Shell, GSA to Pay $55M for Soil Cleanup

ShellThe EPA has reached a $55 million settlement with Shell Oil Company and the US General Services Administration for the cleanup of contaminated soil at the Del Amo Superfund Site in Los Angeles, California.

The cleanup work will prevent surface exposure of industrial chemicals and reduce sources of groundwater contamination from across the 280-acre site, the EPA says.

The Del Amo facility was the site of a synthetic rubber manufacturing plant that was built in the 1940s and ceased operations in 1972. Benzene, propane, butylene and butane, used to produce synthetic rubber were disposed in unlined pits and ponds and covered with soil, resulting in contamination of soil and groundwater. The Del Amo Superfund Site was placed on the EPA’s National Priorities List in 2002. The GSA is the successor to the plant’s former federal government owners, the Defense Plant Corporation and Rubber Reserve Company. Shell was a former operator and eventual owner of the plant.

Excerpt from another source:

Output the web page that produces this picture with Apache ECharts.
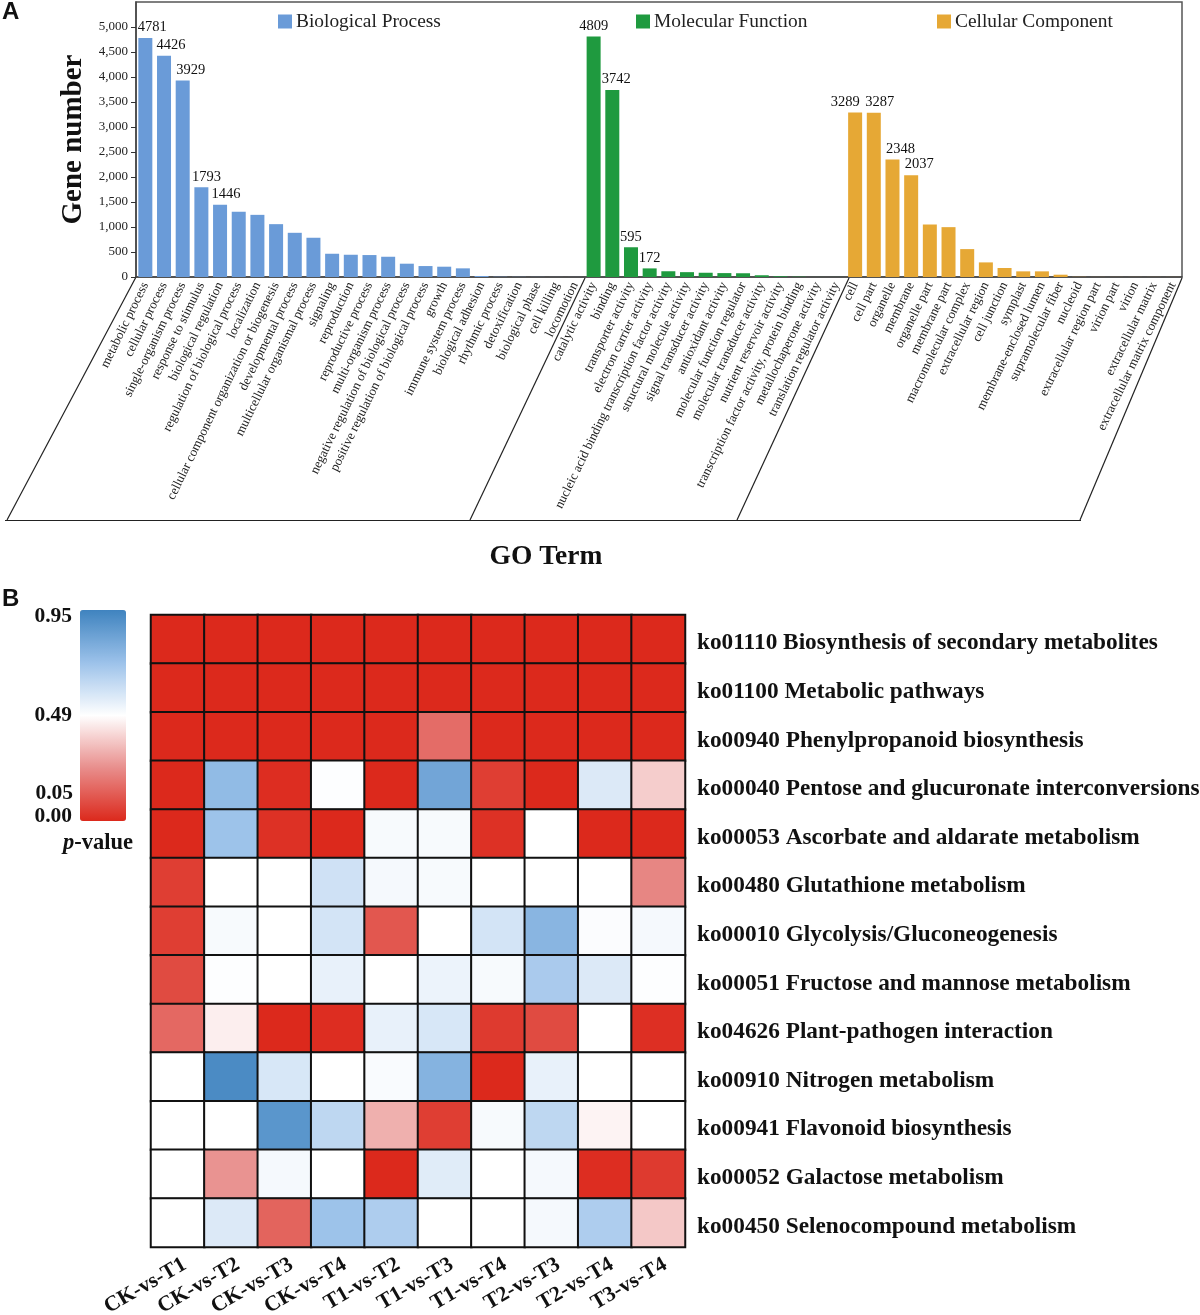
<!DOCTYPE html>
<html lang="en">
<head>
<meta charset="utf-8">
<title>GO terms and KEGG pathways</title>
<script src="https://cdn.jsdelivr.net/npm/echarts@6/dist/echarts.min.js"></script>
<style>
  html, body { margin: 0; padding: 0; background: #fff; }
  #chart { width: 1200px; height: 1315px; }
</style>
</head>
<body>
<div id="chart"></div>
<script>
var bpTerms = ['metabolic process', 'cellular process', 'single-organism process', 'response to stimulus',
    'biological regulation', 'regulation of biological process', 'localization',
    'cellular component organization or biogenesis', 'developmental process', 'multicellular organismal process',
    'signaling', 'reproduction', 'reproductive process', 'multi-organism process',
    'negative regulation of biological process', 'positive regulation of biological process', 'growth',
    'immune system process', 'biological adhesion', 'rhythmic process', 'detoxification', 'biological phase',
    'cell killing', 'locomotion'];
var mfTerms = ['catalytic activity', 'binding', 'transporter activity', 'electron carrier activity',
    'nucleic acid binding transcription factor activity', 'structural molecule activity',
    'signal transducer activity', 'antioxidant activity', 'molecular function regulator',
    'molecular transducer activity', 'nutrient reservoir activity', 'transcription factor activity, protein binding',
    'metallochaperone activity', 'translation regulator activity'];
var ccTerms = ['cell', 'cell part', 'organelle', 'membrane', 'organelle part', 'membrane part',
    'macromolecular complex', 'extracellular region', 'cell junction', 'symplast', 'membrane-enclosed lumen',
    'supramolecular fiber', 'nucleoid', 'extracellular region part', 'virion part', 'virion',
    'extracellular matrix', 'extracellular matrix component'];

var bpValues = [4781, 4426, 3929, 1793, 1446, 1303, 1243, 1057, 884, 785, 465, 445, 439, 405, 266, 219, 206, 173, 20, 5, 3, 2, 1, 1];
var mfValues = [4809, 3742, 595, 172, 115, 97, 85, 78, 75, 35, 14, 6, 1, 1];
var ccValues = [3289, 3287, 2348, 2037, 1050, 997, 558, 292, 180, 113, 113, 46, 3, 1, 1, 1, 1, 1];

var yTicks = [0, 500, 1000, 1500, 2000, 2500, 3000, 3500, 4000, 4500, 5000];

var comparisons = ['CK-vs-T1', 'CK-vs-T2', 'CK-vs-T3', 'CK-vs-T4', 'T1-vs-T2', 'T1-vs-T3', 'T1-vs-T4', 'T2-vs-T3', 'T2-vs-T4', 'T3-vs-T4'];
var pathways = ['ko01110 Biosynthesis of secondary metabolites', 'ko01100 Metabolic pathways',
    'ko00940 Phenylpropanoid biosynthesis', 'ko00040 Pentose and glucuronate interconversions',
    'ko00053 Ascorbate and aldarate metabolism', 'ko00480 Glutathione metabolism',
    'ko00010 Glycolysis/Gluconeogenesis', 'ko00051 Fructose and mannose metabolism',
    'ko04626 Plant-pathogen interaction', 'ko00910 Nitrogen metabolism', 'ko00941 Flavonoid biosynthesis',
    'ko00052 Galactose metabolism', 'ko00450 Selenocompound metabolism'];

var row01 = [0, 0, 0, 0, 0, 0, 0, 0, 0, 0];
var row02 = [0, 0, 0, 0, 0, 0, 0, 0, 0, 0];
var row03 = [0, 0, 0, 0, 0, 0.16, 0, 0, 0, 0];
var row04 = [0, 0.74, 0.01, 0.48, 0, 0.82, 0.05, 0, 0.56, 0.37];
var row05 = [0, 0.71, 0.02, 0, 0.495, 0.495, 0.02, 0.475, 0, 0];
var row06 = [0.05, 0.475, 0.475, 0.59, 0.5, 0.495, 0.475, 0.475, 0.475, 0.22];
var row07 = [0.05, 0.495, 0.475, 0.58, 0.11, 0.475, 0.58, 0.76, 0.485, 0.5];
var row08 = [0.08, 0.48, 0.475, 0.53, 0.475, 0.52, 0.495, 0.68, 0.56, 0.48];
var row09 = [0.15, 0.44, 0, 0.01, 0.53, 0.57, 0.04, 0.08, 0.475, 0.015];
var row10 = [0.475, 0.92, 0.57, 0.475, 0.49, 0.77, 0, 0.53, 0.475, 0.475];
var row11 = [0.475, 0.475, 0.88, 0.63, 0.31, 0.05, 0.495, 0.63, 0.45, 0.475];
var row12 = [0.475, 0.25, 0.5, 0.475, 0, 0.55, 0.475, 0.5, 0.01, 0.04];
var row13 = [0.475, 0.56, 0.14, 0.71, 0.67, 0.475, 0.475, 0.5, 0.67, 0.36];
var pRows = [row01, row02, row03, row04, row05, row06, row07, row08, row09, row10, row11, row12, row13];

var SERIF = '"Liberation Serif", "Times New Roman", serif';
var allTerms = bpTerms.concat(mfTerms, ccTerms);

// one bar series per GO class, padded with nulls so they share the category axis
function goSeries(name, values, start, color, shifts) {
    var data = allTerms.map(function () { return null; });
    values.forEach(function (v, i) {
        var item = { value: v };
        if (i < shifts.length) {
            item.label = { show: true, position: 'top', distance: 3, offset: [shifts[i], 0] };
        }
        data[start + i] = item;
    });
    return {
        name: name,
        type: 'bar',
        xAxisIndex: 0,
        yAxisIndex: 0,
        barWidth: 14,
        barGap: '-100%',
        itemStyle: { color: color },
        label: { fontFamily: SERIF, fontSize: 14.5, color: '#111' },
        data: data
    };
}

var heatData = [];
pRows.forEach(function (row, r) {
    row.forEach(function (v, c) {
        heatData.push([c, r, v]);
    });
});

function plainText(text, x, y, size, align, weight, family) {
    return {
        type: 'text',
        x: x,
        y: y,
        style: {
            text: text,
            fill: '#111',
            font: (weight || 'bold') + ' ' + size + 'px ' + (family || SERIF),
            textAlign: align || 'left',
            textVerticalAlign: 'middle'
        }
    };
}

function rule(points) {
    return {
        type: 'polyline',
        shape: { points: points },
        style: { stroke: '#222', lineWidth: 1.2, fill: null }
    };
}

var myChart = echarts.init(document.getElementById('chart'), null, { renderer: 'canvas' });

myChart.setOption({
    animation: false,
    backgroundColor: '#fff',
    grid: [
        { left: 136, top: 2, width: 1046, height: 275, outerBoundsMode: 'none', show: true, borderColor: '#555', borderWidth: 1.5, backgroundColor: 'transparent' },
        { left: 151, top: 615, width: 534, height: 632, outerBoundsMode: 'none' }
    ],
    legend: [
        { data: ['Biological Process'], left: 278, top: 12, padding: 0 },
        { data: ['Molecular Function'], left: 636, top: 12, padding: 0 },
        { data: ['Cellular Component'], left: 937, top: 12, padding: 0 }
    ].map(function (l) {
        l.icon = 'rect';
        l.itemWidth = 14;
        l.itemHeight = 14;
        l.itemGap = 5;
        l.textStyle = { fontFamily: SERIF, fontSize: 19.4, color: '#222', padding: [0, 0, 0, -1] };
        return l;
    }),
    xAxis: [
        {
            type: 'category',
            gridIndex: 0,
            data: allTerms,
            axisLine: { lineStyle: { color: '#444', width: 1.5 } },
            axisTick: { alignWithLabel: true, length: 5, lineStyle: { color: '#333' } },
            axisLabel: { interval: 0, rotate: 64, margin: 6, fontFamily: SERIF, fontSize: 13, color: '#222' }
        },
        {
            type: 'category',
            gridIndex: 1,
            data: comparisons,
            axisLine: { lineStyle: { color: '#111', width: 2 } },
            axisTick: { show: false },
            axisLabel: { interval: 0, rotate: 30, margin: 4, verticalAlign: 'top', lineHeight: 28, fontFamily: SERIF, fontWeight: 'bold', fontSize: 21.5, color: '#111' }
        }
    ],
    yAxis: [
        {
            type: 'value',
            gridIndex: 0,
            min: 0,
            max: 5500,
            name: 'Gene number',
            nameLocation: 'middle',
            nameGap: 47,
            nameTextStyle: { fontFamily: SERIF, fontWeight: 'bold', fontSize: 29, color: '#111' },
            splitLine: { show: false },
            axisLine: { show: true, lineStyle: { color: '#444', width: 1.5 } },
            axisTick: { show: true, length: 5, customValues: yTicks, lineStyle: { color: '#333' } },
            axisLabel: {
                customValues: yTicks,
                margin: 8,
                fontFamily: SERIF,
                fontSize: 13,
                color: '#222',
                formatter: function (v) { return v.toLocaleString('en-US'); }
            }
        },
        {
            type: 'category',
            gridIndex: 1,
            position: 'right',
            inverse: true,
            data: pathways,
            axisLine: { lineStyle: { color: '#111', width: 2 } },
            axisTick: { show: false },
            axisLabel: { interval: 0, margin: 12, verticalAlign: 'top', lineHeight: 8, fontFamily: SERIF, fontWeight: 'bold', fontSize: 23.3, color: '#111' }
        }
    ],
    visualMap: {
        type: 'continuous',
        seriesIndex: 3,
        min: 0,
        max: 0.95,
        left: 80,
        top: 610,
        padding: 0,
        itemWidth: 46,
        itemHeight: 211,
        calculable: false,
        text: null,
        showLabel: false,
        inRange: { color: ['#dc291c', '#e88d8b', '#ffffff', '#9cc2ea', '#3f83bf'] }
    },
    series: [
        goSeries('Biological Process', bpValues, 0, '#6a9bd8', [7, 7, 8, 5, 6]),
        goSeries('Molecular Function', mfValues, bpTerms.length, '#1f9a3f', [0, 4, 0, 0]),
        goSeries('Cellular Component', ccValues, bpTerms.length + mfTerms.length, '#e6a835', [-10, 6, 8, 8]),
        {
            type: 'heatmap',
            xAxisIndex: 1,
            yAxisIndex: 1,
            data: heatData,
            itemStyle: { borderColor: '#111', borderWidth: 2 }
        }
    ],
    graphic: [
        // slanted dividers under the rotated GO labels
        rule([[136, 277], [7, 520]]),
        rule([[585, 278], [470, 520]]),
        rule([[849, 278], [737, 520]]),
        rule([[1182, 278], [1080, 520]]),
        rule([[5, 520.5], [1081, 520.5]]),
        plainText('A', 2, 12, 24, 'left', 'bold', '"Liberation Sans", Arial, sans-serif'),
        plainText('B', 2, 599, 24, 'left', 'bold', '"Liberation Sans", Arial, sans-serif'),
        plainText('GO Term', 546, 557, 27.5, 'center'),
        plainText('0.95', 72, 616, 21.5, 'right'),
        plainText('0.49', 72, 715, 21.5, 'right'),
        plainText('0.05', 73, 793, 21.5, 'right'),
        plainText('0.00', 72, 816, 21.5, 'right'),
        {
            type: 'text',
            x: 63,
            y: 843,
            style: {
                text: '{i|p}{b|-value}',
                textVerticalAlign: 'middle',
                rich: {
                    i: { font: 'italic bold 22.5px ' + SERIF, fill: '#111' },
                    b: { font: 'bold 22.5px ' + SERIF, fill: '#111' }
                }
            }
        }
    ]
});
</script>
</body>
</html>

Part of the cleanup will involve injecting chemicals into the ground in three locations to accelerate the breakdown of the contamination deep within the soil. In addition, a vacuum system will extract and filter harmful vapors trapped within the soil. These treatment techniques are estimated to take three to five years to complete.

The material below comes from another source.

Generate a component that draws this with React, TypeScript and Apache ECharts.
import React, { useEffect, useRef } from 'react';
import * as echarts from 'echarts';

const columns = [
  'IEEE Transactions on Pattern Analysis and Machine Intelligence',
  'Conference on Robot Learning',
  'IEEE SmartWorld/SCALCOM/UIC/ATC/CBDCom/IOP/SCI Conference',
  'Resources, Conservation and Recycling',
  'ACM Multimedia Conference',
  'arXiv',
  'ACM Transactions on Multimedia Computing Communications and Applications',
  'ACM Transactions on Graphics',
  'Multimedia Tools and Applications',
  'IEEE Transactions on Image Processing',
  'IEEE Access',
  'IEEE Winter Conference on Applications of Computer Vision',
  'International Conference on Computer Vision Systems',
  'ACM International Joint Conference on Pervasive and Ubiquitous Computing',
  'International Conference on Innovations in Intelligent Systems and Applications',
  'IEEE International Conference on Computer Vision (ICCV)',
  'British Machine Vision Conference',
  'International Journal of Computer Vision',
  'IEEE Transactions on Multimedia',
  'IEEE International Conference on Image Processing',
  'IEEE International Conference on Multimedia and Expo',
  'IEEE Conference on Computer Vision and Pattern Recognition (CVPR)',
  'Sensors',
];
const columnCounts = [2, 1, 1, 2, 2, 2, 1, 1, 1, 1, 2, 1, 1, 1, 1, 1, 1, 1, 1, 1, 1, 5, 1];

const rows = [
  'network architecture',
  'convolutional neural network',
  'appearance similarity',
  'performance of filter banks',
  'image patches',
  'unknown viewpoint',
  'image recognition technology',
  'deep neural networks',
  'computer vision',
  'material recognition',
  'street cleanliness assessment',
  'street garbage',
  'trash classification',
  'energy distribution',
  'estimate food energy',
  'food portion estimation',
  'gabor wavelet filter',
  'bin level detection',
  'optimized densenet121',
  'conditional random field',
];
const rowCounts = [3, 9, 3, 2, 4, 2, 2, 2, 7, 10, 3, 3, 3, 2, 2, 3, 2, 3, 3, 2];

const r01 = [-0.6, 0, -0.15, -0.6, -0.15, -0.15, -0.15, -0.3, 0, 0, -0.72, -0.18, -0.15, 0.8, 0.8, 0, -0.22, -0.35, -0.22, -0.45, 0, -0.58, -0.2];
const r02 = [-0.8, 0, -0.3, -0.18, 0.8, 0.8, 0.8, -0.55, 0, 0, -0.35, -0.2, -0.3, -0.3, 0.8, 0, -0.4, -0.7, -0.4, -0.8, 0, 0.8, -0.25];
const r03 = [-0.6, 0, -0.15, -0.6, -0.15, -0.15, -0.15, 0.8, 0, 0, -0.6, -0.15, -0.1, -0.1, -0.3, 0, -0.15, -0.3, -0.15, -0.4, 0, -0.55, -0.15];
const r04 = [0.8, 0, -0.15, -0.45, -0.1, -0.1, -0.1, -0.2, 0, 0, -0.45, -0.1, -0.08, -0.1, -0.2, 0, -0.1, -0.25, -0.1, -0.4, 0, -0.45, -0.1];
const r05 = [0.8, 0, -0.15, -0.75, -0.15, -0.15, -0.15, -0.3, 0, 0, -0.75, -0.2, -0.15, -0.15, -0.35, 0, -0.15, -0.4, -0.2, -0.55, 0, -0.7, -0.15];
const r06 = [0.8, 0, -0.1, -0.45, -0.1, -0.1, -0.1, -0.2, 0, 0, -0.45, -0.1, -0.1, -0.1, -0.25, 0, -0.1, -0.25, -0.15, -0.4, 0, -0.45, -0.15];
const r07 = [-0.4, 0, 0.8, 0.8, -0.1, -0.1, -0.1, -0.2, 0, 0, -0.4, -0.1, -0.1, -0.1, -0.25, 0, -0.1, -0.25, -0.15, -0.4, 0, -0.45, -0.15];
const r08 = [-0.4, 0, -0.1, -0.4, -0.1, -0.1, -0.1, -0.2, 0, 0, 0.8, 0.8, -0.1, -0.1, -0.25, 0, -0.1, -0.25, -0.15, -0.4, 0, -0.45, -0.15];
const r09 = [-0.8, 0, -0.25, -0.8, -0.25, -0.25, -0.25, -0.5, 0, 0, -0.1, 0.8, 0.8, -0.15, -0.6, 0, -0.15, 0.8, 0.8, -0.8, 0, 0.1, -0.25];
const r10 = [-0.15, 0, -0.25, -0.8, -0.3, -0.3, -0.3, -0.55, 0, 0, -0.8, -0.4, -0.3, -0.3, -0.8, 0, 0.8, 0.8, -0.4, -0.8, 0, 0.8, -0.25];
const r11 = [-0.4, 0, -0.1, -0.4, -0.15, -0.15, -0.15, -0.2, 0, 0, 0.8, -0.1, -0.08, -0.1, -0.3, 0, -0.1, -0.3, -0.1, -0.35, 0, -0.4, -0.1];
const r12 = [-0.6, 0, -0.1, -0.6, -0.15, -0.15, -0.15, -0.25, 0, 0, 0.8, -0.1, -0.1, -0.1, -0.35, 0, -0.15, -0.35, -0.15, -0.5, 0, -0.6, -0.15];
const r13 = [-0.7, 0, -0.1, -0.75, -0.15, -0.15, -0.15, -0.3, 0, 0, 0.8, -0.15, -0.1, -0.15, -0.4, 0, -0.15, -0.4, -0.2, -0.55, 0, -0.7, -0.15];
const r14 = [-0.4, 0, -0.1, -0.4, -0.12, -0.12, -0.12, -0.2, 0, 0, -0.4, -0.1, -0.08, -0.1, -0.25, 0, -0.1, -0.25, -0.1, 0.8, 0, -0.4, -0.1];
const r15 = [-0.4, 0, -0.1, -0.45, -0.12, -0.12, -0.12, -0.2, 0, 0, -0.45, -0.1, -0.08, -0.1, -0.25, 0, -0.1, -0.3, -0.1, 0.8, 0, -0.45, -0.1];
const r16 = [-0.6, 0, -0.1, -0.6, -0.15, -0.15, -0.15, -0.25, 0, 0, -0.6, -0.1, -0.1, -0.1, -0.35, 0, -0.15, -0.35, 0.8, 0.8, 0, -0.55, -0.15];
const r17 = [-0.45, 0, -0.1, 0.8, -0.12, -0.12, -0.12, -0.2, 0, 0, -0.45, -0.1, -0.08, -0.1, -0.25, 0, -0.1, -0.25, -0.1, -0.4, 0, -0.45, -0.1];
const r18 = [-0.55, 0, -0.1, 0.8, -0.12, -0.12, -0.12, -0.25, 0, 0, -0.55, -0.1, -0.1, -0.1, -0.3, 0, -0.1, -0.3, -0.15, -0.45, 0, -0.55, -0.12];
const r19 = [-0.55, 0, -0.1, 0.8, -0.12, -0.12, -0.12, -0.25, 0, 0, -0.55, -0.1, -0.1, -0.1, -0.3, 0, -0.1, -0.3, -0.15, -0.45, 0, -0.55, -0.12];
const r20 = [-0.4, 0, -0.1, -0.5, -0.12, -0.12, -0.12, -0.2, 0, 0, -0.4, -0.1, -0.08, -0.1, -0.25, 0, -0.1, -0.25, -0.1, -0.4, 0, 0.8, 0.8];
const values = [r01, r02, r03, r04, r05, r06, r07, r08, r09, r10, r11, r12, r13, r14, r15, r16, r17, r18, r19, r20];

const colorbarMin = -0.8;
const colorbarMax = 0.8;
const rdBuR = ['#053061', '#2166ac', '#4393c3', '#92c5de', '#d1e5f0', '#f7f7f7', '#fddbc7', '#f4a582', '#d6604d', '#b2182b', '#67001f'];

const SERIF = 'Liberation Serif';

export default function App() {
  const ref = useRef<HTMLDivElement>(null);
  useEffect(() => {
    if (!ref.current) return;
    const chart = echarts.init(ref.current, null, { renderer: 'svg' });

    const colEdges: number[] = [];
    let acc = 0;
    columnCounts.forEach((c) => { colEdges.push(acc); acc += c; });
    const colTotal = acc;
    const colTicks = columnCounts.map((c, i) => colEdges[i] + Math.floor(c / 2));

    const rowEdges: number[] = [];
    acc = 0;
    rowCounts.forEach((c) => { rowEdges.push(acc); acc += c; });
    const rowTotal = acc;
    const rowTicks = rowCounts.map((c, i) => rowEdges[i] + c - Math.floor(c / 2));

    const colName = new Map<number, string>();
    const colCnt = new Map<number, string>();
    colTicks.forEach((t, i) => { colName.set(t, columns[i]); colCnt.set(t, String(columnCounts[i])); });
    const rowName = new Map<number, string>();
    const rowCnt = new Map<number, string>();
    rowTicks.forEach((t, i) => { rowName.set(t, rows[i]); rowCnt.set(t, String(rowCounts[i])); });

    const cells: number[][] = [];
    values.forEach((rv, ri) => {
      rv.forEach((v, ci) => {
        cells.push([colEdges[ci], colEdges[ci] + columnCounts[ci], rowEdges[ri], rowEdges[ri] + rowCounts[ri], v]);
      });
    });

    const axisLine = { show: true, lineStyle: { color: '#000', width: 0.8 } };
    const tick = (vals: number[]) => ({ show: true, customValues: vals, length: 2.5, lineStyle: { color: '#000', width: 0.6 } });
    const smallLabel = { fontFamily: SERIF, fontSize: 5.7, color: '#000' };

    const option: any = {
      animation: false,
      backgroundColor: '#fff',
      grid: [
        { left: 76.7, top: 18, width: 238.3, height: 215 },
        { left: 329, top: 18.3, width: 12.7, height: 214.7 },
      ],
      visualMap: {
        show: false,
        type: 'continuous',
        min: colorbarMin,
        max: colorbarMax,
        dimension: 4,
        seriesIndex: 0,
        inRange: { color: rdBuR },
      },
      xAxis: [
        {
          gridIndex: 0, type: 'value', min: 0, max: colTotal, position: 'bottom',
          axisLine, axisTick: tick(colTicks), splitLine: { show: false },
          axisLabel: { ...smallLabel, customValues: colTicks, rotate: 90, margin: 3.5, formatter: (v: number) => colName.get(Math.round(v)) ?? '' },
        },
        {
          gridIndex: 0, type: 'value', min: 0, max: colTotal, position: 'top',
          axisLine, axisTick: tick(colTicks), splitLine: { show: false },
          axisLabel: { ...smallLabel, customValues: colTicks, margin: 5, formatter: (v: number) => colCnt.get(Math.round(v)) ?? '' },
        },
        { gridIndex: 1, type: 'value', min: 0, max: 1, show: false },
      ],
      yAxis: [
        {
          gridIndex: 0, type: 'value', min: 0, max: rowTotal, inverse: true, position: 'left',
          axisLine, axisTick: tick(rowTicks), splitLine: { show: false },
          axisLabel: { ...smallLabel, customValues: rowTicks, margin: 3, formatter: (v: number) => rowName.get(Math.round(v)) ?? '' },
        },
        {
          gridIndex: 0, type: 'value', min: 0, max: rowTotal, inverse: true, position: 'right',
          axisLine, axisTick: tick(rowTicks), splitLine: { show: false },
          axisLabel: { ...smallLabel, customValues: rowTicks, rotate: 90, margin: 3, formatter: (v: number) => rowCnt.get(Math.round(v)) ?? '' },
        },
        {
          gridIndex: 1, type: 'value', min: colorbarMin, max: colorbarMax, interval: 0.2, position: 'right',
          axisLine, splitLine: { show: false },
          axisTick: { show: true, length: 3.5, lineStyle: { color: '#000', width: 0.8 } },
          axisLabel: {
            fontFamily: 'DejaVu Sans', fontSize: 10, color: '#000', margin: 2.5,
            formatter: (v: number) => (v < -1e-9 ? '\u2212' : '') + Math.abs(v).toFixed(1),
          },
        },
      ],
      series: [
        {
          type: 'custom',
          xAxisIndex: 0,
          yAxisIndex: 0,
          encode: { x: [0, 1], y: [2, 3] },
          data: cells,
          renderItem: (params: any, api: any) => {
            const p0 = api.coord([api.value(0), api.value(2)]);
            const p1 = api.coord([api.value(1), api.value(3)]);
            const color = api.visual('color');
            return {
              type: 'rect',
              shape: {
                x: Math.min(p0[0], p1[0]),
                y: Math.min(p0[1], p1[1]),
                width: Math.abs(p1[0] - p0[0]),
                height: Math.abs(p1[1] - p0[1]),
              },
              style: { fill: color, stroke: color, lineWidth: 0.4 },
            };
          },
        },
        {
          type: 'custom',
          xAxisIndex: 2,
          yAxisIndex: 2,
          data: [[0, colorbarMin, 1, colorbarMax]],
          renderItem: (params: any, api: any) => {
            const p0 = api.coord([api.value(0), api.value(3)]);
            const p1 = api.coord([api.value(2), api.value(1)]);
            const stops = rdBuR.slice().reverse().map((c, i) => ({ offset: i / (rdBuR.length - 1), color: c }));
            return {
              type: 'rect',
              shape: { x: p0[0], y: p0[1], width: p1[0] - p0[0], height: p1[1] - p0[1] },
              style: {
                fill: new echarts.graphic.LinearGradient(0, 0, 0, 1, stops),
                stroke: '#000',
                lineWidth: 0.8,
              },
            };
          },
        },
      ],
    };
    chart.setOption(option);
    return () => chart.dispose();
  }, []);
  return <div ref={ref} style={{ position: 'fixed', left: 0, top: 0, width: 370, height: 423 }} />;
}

In addition, several areas will be capped by materials such as concrete and asphalt to prevent exposure to shallow soil contamination. To reduce the potential for indoor air pollution, one building will increase its ventilation or add floor sealants. The settlement also requires stricter building permit reviews and disclosures to ensure that no one is exposed to any residual contamination when conducting construction work at any of the businesses on the site.

The settlement, in the form of a consent decree, provides funding for the cleanup program and payment of the EPA’s and the state of California’s oversight costs. The settlement claim was brought by the US Department of Justice on behalf of the EPA, and the state of California also brought a claim on behalf of the Department of Toxic Substances Control.

To date, extensive investigations and cleanup actions have been performed at the Del Amo Superfund Site, including the construction of a multi-layer impermeable cap, soil-vapor extraction and a treatment system at the waste pits, and construction of a groundwater extraction and treatment system. In addition, during the spring of 2015, the EPA conducted indoor vapor intrusion testing at 107 homes in the area of the Del Amo and nearby Montrose Superfund Sites as part of an ongoing investigation.